Does Victoria’s Secret have a better anthropology than the church?

After I got James K.A. Smith’s new book Imagining the Kingdom, several of you suggested reading Desiring the Kingdom first, so I picked it up at the Missio Alliance conference a couple of weeks ago. Smith is writing about the way that we are first and foremost liturgical creatures rather than rational creatures. What shapes our real identity is not so much our stated values and beliefs, but our unstated desires that have been cultivated by our habits. Unfortunately, the evangelical church operates with an overly rationalist anthropology, perhaps since an 18th century view of human nature feels “conservative.” This ends up creating people who “believe” the right things and have the same worldly habits as everyone else. In contrast, Smith points out that Victoria’s Secret has a better anthropology than the church that it demonstrates in the effectiveness of its advertising.

This passage comes in the context of considering how the advertising industry consists in a secular form of liturgy that shapes people, particularly with the use of sex in advertising:

A common “churchy” response to this cultural situation runs along basically Platonic lines: to quell the raging passion of sexuality that courses it way through culture, our bodies and passions need to be disciplined by our “higher” parts–we need to get the brain to trump other organs and thus bring the passions into submission to the intellect. And the way to do this is to get ideas to trump passions. In other words, the church responds to the overwhelming cultural activation and formation of desire by trying to fill our heads with ideas and beliefs.

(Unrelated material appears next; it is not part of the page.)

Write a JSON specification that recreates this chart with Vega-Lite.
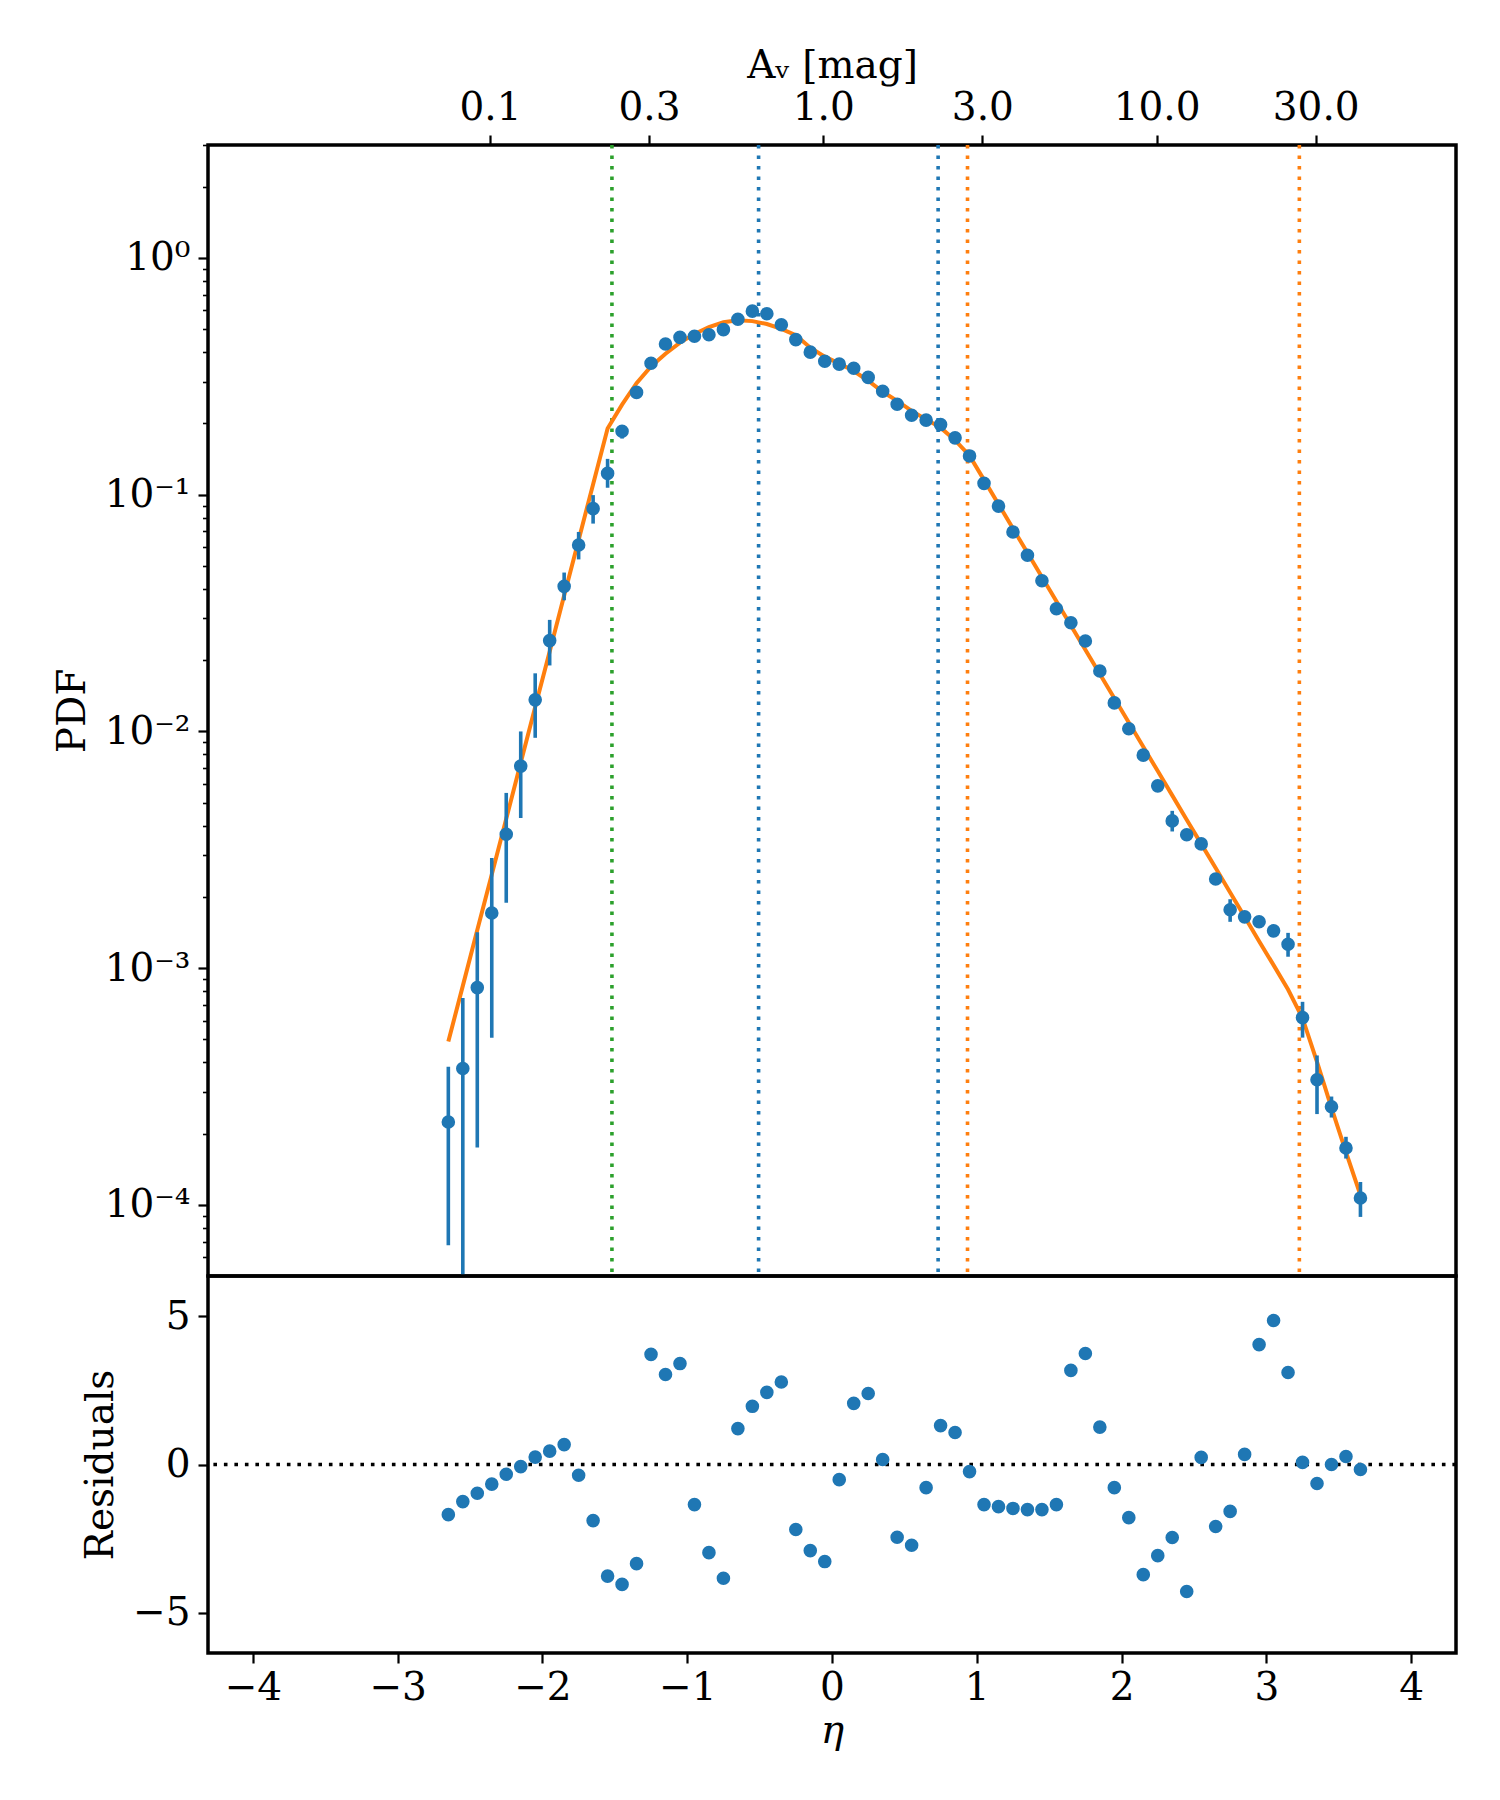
{
  "$schema": "https://vega.github.io/schema/vega-lite/v6.json",
  "background": "white",
  "padding": {"left": 51, "top": 44, "right": 5, "bottom": 5},
  "config": {
    "font": "DejaVu Serif",
    "view": {"stroke": "black", "strokeWidth": 3.5},
    "axis": {
      "labelFont": "DejaVu Serif", "labelFontSize": 39, "labelColor": "black",
      "titleFont": "DejaVu Serif", "titleFontSize": 39, "titleFontWeight": "normal", "titleColor": "black",
      "tickColor": "black", "tickWidth": 2.2, "tickSize": 10, "domain": false, "grid": false,
      "labelPadding": 8, "labelOverlap": false, "labelFlush": false
    }
  },
  "datasets": {
    "pts": [
      {"eta": -2.65, "pdf": 0.000224, "lo": 0.0000676, "hi": 0.000383, "model": 0.00049, "res": -1.69},
      {"eta": -2.55, "pdf": 0.000377, "lo": 0.000001, "hi": 0.000748, "model": 0.000842, "res": -1.25},
      {"eta": -2.45, "pdf": 0.000828, "lo": 0.000175, "hi": 0.00142, "model": 0.001449, "res": -0.97},
      {"eta": -2.35, "pdf": 0.00171, "lo": 0.000509, "hi": 0.00292, "model": 0.00249, "res": -0.66},
      {"eta": -2.25, "pdf": 0.00368, "lo": 0.00189, "hi": 0.0055, "model": 0.00428, "res": -0.33},
      {"eta": -2.15, "pdf": 0.00714, "lo": 0.00431, "hi": 0.01, "model": 0.00737, "res": -0.07},
      {"eta": -2.05, "pdf": 0.0136, "lo": 0.0094, "hi": 0.0176, "model": 0.01267, "res": 0.25},
      {"eta": -1.95, "pdf": 0.0242, "lo": 0.019, "hi": 0.0296, "model": 0.02178, "res": 0.45},
      {"eta": -1.85, "pdf": 0.041, "lo": 0.0358, "hi": 0.0469, "model": 0.0375, "res": 0.67},
      {"eta": -1.75, "pdf": 0.0613, "lo": 0.0533, "hi": 0.0696, "model": 0.0644, "res": -0.36},
      {"eta": -1.65, "pdf": 0.0873, "lo": 0.0755, "hi": 0.0996, "model": 0.1108, "res": -1.89},
      {"eta": -1.55, "pdf": 0.123, "lo": 0.107, "hi": 0.1417, "model": 0.1905, "res": -3.76},
      {"eta": -1.45, "pdf": 0.1854, "lo": 0.1726, "hi": 0.196, "model": 0.24, "res": -4.04},
      {"eta": -1.35, "pdf": 0.2704, "lo": 0.263, "hi": 0.278, "model": 0.296, "res": -3.34},
      {"eta": -1.25, "pdf": 0.359, "lo": 0.354, "hi": 0.364, "model": 0.348, "res": 3.71},
      {"eta": -1.15, "pdf": 0.433, "lo": 0.427, "hi": 0.439, "model": 0.394, "res": 3.03},
      {"eta": -1.05, "pdf": 0.462, "lo": 0.456, "hi": 0.468, "model": 0.439, "res": 3.4},
      {"eta": -0.95, "pdf": 0.467, "lo": 0.461, "hi": 0.473, "model": 0.477, "res": -1.35},
      {"eta": -0.85, "pdf": 0.474, "lo": 0.468, "hi": 0.48, "model": 0.511, "res": -2.97},
      {"eta": -0.75, "pdf": 0.498, "lo": 0.492, "hi": 0.504, "model": 0.535, "res": -3.83},
      {"eta": -0.65, "pdf": 0.551, "lo": 0.545, "hi": 0.557, "model": 0.545, "res": 1.21},
      {"eta": -0.55, "pdf": 0.596, "lo": 0.589, "hi": 0.603, "model": 0.541, "res": 1.96},
      {"eta": -0.45, "pdf": 0.581, "lo": 0.574, "hi": 0.588, "model": 0.526, "res": 2.43},
      {"eta": -0.35, "pdf": 0.522, "lo": 0.516, "hi": 0.528, "model": 0.502, "res": 2.78},
      {"eta": -0.25, "pdf": 0.452, "lo": 0.447, "hi": 0.457, "model": 0.472, "res": -2.19},
      {"eta": -0.15, "pdf": 0.4, "lo": 0.395, "hi": 0.405, "model": 0.418, "res": -2.9},
      {"eta": -0.05, "pdf": 0.366, "lo": 0.362, "hi": 0.37, "model": 0.383, "res": -3.27},
      {"eta": 0.05, "pdf": 0.356, "lo": 0.352, "hi": 0.36, "model": 0.358, "res": -0.51},
      {"eta": 0.15, "pdf": 0.342, "lo": 0.338, "hi": 0.346, "model": 0.333, "res": 2.06},
      {"eta": 0.25, "pdf": 0.313, "lo": 0.309, "hi": 0.317, "model": 0.303, "res": 2.39},
      {"eta": 0.35, "pdf": 0.2734, "lo": 0.27, "hi": 0.277, "model": 0.272, "res": 0.17},
      {"eta": 0.45, "pdf": 0.241, "lo": 0.238, "hi": 0.244, "model": 0.249, "res": -2.45},
      {"eta": 0.55, "pdf": 0.2165, "lo": 0.214, "hi": 0.219, "model": 0.226, "res": -2.72},
      {"eta": 0.65, "pdf": 0.2066, "lo": 0.204, "hi": 0.209, "model": 0.208, "res": -0.78},
      {"eta": 0.75, "pdf": 0.1978, "lo": 0.195, "hi": 0.2005, "model": 0.192, "res": 1.31},
      {"eta": 0.85, "pdf": 0.1738, "lo": 0.1715, "hi": 0.176, "model": 0.17, "res": 1.08},
      {"eta": 0.95, "pdf": 0.1458, "lo": 0.1438, "hi": 0.1478, "model": 0.1462, "res": -0.24},
      {"eta": 1.05, "pdf": 0.1117, "lo": 0.1101, "hi": 0.1133, "model": 0.1155, "res": -1.35},
      {"eta": 1.15, "pdf": 0.0895, "lo": 0.0882, "hi": 0.0908, "model": 0.0912, "res": -1.42},
      {"eta": 1.25, "pdf": 0.0696, "lo": 0.0686, "hi": 0.0706, "model": 0.072, "res": -1.48},
      {"eta": 1.35, "pdf": 0.0555, "lo": 0.0547, "hi": 0.0563, "model": 0.0569, "res": -1.52},
      {"eta": 1.45, "pdf": 0.0433, "lo": 0.0426, "hi": 0.044, "model": 0.0449, "res": -1.52},
      {"eta": 1.55, "pdf": 0.033, "lo": 0.0325, "hi": 0.0335, "model": 0.0355, "res": -1.35},
      {"eta": 1.65, "pdf": 0.0288, "lo": 0.0283, "hi": 0.0293, "model": 0.028, "res": 3.17},
      {"eta": 1.75, "pdf": 0.0241, "lo": 0.0237, "hi": 0.0245, "model": 0.02213, "res": 3.74},
      {"eta": 1.85, "pdf": 0.018, "lo": 0.0177, "hi": 0.0183, "model": 0.01748, "res": 1.26},
      {"eta": 1.95, "pdf": 0.0132, "lo": 0.0129, "hi": 0.0135, "model": 0.0138, "res": -0.78},
      {"eta": 2.05, "pdf": 0.01026, "lo": 0.01, "hi": 0.0105, "model": 0.0109, "res": -1.79},
      {"eta": 2.15, "pdf": 0.00794, "lo": 0.00775, "hi": 0.00813, "model": 0.00861, "res": -3.71},
      {"eta": 2.25, "pdf": 0.00589, "lo": 0.00572, "hi": 0.00606, "model": 0.0068, "res": -3.07},
      {"eta": 2.35, "pdf": 0.00419, "lo": 0.00378, "hi": 0.00462, "model": 0.00537, "res": -2.46},
      {"eta": 2.45, "pdf": 0.00366, "lo": 0.00355, "hi": 0.00377, "model": 0.00424, "res": -4.28},
      {"eta": 2.55, "pdf": 0.00335, "lo": 0.00325, "hi": 0.00345, "model": 0.00335, "res": 0.24},
      {"eta": 2.65, "pdf": 0.00238, "lo": 0.0023, "hi": 0.00246, "model": 0.00265, "res": -2.09},
      {"eta": 2.75, "pdf": 0.001766, "lo": 0.00157, "hi": 0.001956, "model": 0.00209, "res": -1.58},
      {"eta": 2.85, "pdf": 0.001648, "lo": 0.00158, "hi": 0.00172, "model": 0.00165, "res": 0.34},
      {"eta": 2.95, "pdf": 0.001571, "lo": 0.0015, "hi": 0.00164, "model": 0.0013, "res": 4.04},
      {"eta": 3.05, "pdf": 0.001438, "lo": 0.00137, "hi": 0.00151, "model": 0.00103, "res": 4.85},
      {"eta": 3.15, "pdf": 0.001262, "lo": 0.001118, "hi": 0.00141, "model": 0.000813, "res": 3.1},
      {"eta": 3.25, "pdf": 0.000618, "lo": 0.000509, "hi": 0.000721, "model": 0.000615, "res": 0.07},
      {"eta": 3.35, "pdf": 0.000338, "lo": 0.000242, "hi": 0.000428, "model": 0.000402, "res": -0.64},
      {"eta": 3.45, "pdf": 0.00026, "lo": 0.000234, "hi": 0.000287, "model": 0.000257, "res": 0.0},
      {"eta": 3.55, "pdf": 0.000174, "lo": 0.000157, "hi": 0.000194, "model": 0.000167, "res": 0.27},
      {"eta": 3.65, "pdf": 0.000107, "lo": 0.000089, "hi": 0.000125, "model": 0.00011, "res": -0.17}
    ],
    "vlines": [
      {"eta": -1.52, "c": "#2ca02c"},
      {"eta": -0.507, "c": "#1f77b4"},
      {"eta": 0.733, "c": "#1f77b4"},
      {"eta": 0.936, "c": "#ff7f0e"},
      {"eta": 3.228, "c": "#ff7f0e"}
    ]
  },
  "spacing": 0,
  "bounds": "flush",
  "vconcat": [
    {
      "width": 1248,
      "height": 1131,
      "layer": [
        {
          "layer": [
            {
              "data": {"name": "vlines"},
              "mark": {"type": "rule", "strokeWidth": 3.6, "strokeDash": [3.6, 6.9]},
              "encoding": {
                "x": {"field": "eta", "type": "quantitative", "scale": {"domain": [-4.31, 4.31], "nice": false, "zero": false}, "axis": null},
                "color": {"field": "c", "type": "nominal", "scale": null}
              }
            },
            {
              "data": {"name": "pts"},
              "mark": {"type": "line", "color": "#ff7f0e", "strokeWidth": 4, "clip": true},
              "encoding": {
                "x": {"field": "eta", "type": "quantitative", "scale": {"domain": [-4.31, 4.31], "nice": false, "zero": false}, "axis": null},
                "y": {"field": "model", "type": "quantitative", "scale": {"type": "log", "domain": [0.0000501, 3.0], "nice": false}}
              }
            },
            {
              "data": {"name": "pts"},
              "mark": {"type": "rule", "color": "#1f77b4", "strokeWidth": 3.6, "clip": true},
              "encoding": {
                "x": {"field": "eta", "type": "quantitative", "scale": {"domain": [-4.31, 4.31], "nice": false, "zero": false}, "axis": null},
                "y": {"field": "lo", "type": "quantitative", "scale": {"type": "log", "domain": [0.0000501, 3.0], "nice": false}},
                "y2": {"field": "hi"}
              }
            },
            {
              "data": {"name": "pts"},
              "mark": {"type": "circle", "color": "#1f77b4", "opacity": 1, "size": 185},
              "encoding": {
                "x": {"field": "eta", "type": "quantitative", "scale": {"domain": [-4.31, 4.31], "nice": false, "zero": false}, "axis": null},
                "y": {
                  "field": "pdf", "type": "quantitative",
                  "scale": {"type": "log", "domain": [0.0000501, 3.0], "nice": false},
                  "axis": {
                    "title": "PDF",
                    "values": [0.00006, 0.00007, 0.00008, 0.00009, 0.0001, 0.0002, 0.0003, 0.0004, 0.0005, 0.0006, 0.0007, 0.0008, 0.0009, 0.001, 0.002, 0.003, 0.004, 0.005, 0.006, 0.007, 0.008, 0.009, 0.01, 0.02, 0.03, 0.04, 0.05, 0.06, 0.07, 0.08, 0.09, 0.1, 0.2, 0.3, 0.4, 0.5, 0.6, 0.7, 0.8, 0.9, 1, 2, 3],
                    "labelExpr": "abs(log(datum.value)/LN10 - round(log(datum.value)/LN10)) < 0.000001 ? '10' + ['⁻⁴','⁻³','⁻²','⁻¹','⁰'][round(log(datum.value)/LN10) + 4] : ''",
                    "tickSize": {"condition": {"test": "abs(log(datum.value)/LN10 - round(log(datum.value)/LN10)) < 0.000001", "value": 10}, "value": 5.5},
                    "tickWidth": {"condition": {"test": "abs(log(datum.value)/LN10 - round(log(datum.value)/LN10)) < 0.000001", "value": 2.2}, "value": 1.6},
                    "titlePadding": 12
                  }
                }
              }
            }
          ]
        },
        {
          "data": {"values": [{"av": 1}]},
          "mark": {"type": "point", "opacity": 0},
          "encoding": {
            "x": {
              "field": "av", "type": "quantitative",
              "scale": {"type": "log", "domain": [0.01426, 79.06], "nice": false},
              "axis": {"orient": "top", "values": [0.1, 0.3, 1, 3, 10, 30], "format": ".1f", "title": "Aᵥ [mag]", "titlePadding": 3}
            }
          }
        }
      ],
      "resolve": {"scale": {"x": "independent"}, "axis": {"x": "independent"}}
    },
    {
      "width": 1248,
      "height": 377,
      "layer": [
        {
          "data": {"values": [{"z": 0}]},
          "mark": {"type": "rule", "color": "black", "strokeWidth": 3.6, "strokeDash": [3.6, 6.9]},
          "encoding": {
            "y": {"field": "z", "type": "quantitative", "scale": {"domain": [-6.35, 6.35], "nice": false, "zero": false}}
          }
        },
        {
          "data": {"name": "pts"},
          "mark": {"type": "circle", "color": "#1f77b4", "opacity": 1, "size": 185},
          "encoding": {
            "x": {
              "field": "eta", "type": "quantitative",
              "scale": {"domain": [-4.31, 4.31], "nice": false, "zero": false},
              "axis": {"values": [-4, -3, -2, -1, 0, 1, 2, 3, 4], "format": "d", "title": "η", "titleFontStyle": "italic", "labelPadding": 5, "titlePadding": 4}
            },
            "y": {
              "field": "res", "type": "quantitative",
              "scale": {"domain": [-6.35, 6.35], "nice": false, "zero": false},
              "axis": {"values": [-5, 0, 5], "format": "d", "title": "Residuals", "titlePadding": 12}
            }
          }
        }
      ]
    }
  ]
}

I suggest that, on one level, Victoria’s Secret is right just where the church has been wrong. More specifically, I think we should first recognize and admit that the marketing industry… is operating with a much better, more creational, more holistic anthropology than much of the (evangelical) church… Marketers have figured out the way to our heart because they “get it”: they rightly understand that, at root, we are erotic creatures–creatures who are oriented primarily by love and passion and desire. In sum, I think Victoria is in on Augustine’s secret. But meanwhile, the church has been duped by modernity and has bought into a kind of Cartesian model of the human person, wrongly assuming that the heady realm of ideas and beliefs is the core of our being…

What if we approached this differently? What if we didn’t see passion and desire as such as the problem, but rather sought to redirect it? What we honored what the marketing industry has got right–that we are creatures primarily of love and desire–and then responded in kind with counter-measures that focus on our passions, not primarily on our thoughts or beliefs? [76-77]

I agree with this on a theoretical level. I’m curious to see what Smith actually proposes about counter-measures that focus on our passions.


6 thoughts on “Does Victoria’s Secret have a better anthropology than the church?

  1. Pretty much exactly what John Wesley sets out as the goal of Christian life — to direct and train our “tempers” toward holy ends.

  2. I would say that Augustine and Victoria have one thing in common… they both have a tendency to sexualize women. Augustine’s view of women in “On the Trinity” splits the nature of women into two parts: homo and femina. Our femina is our sexual nature that always needs to be controlled. Therefore, we are not fully and completely made in the image of God unless we are joined together with a man.

    Of course, that’s crap. And I guess I bring it up to say, that I’m all for embracing our sexuality. But when we use VS and Augustine for our anthropology, when it comes to women, we could have the temptation to swing the other direction and reduce women to their body parts.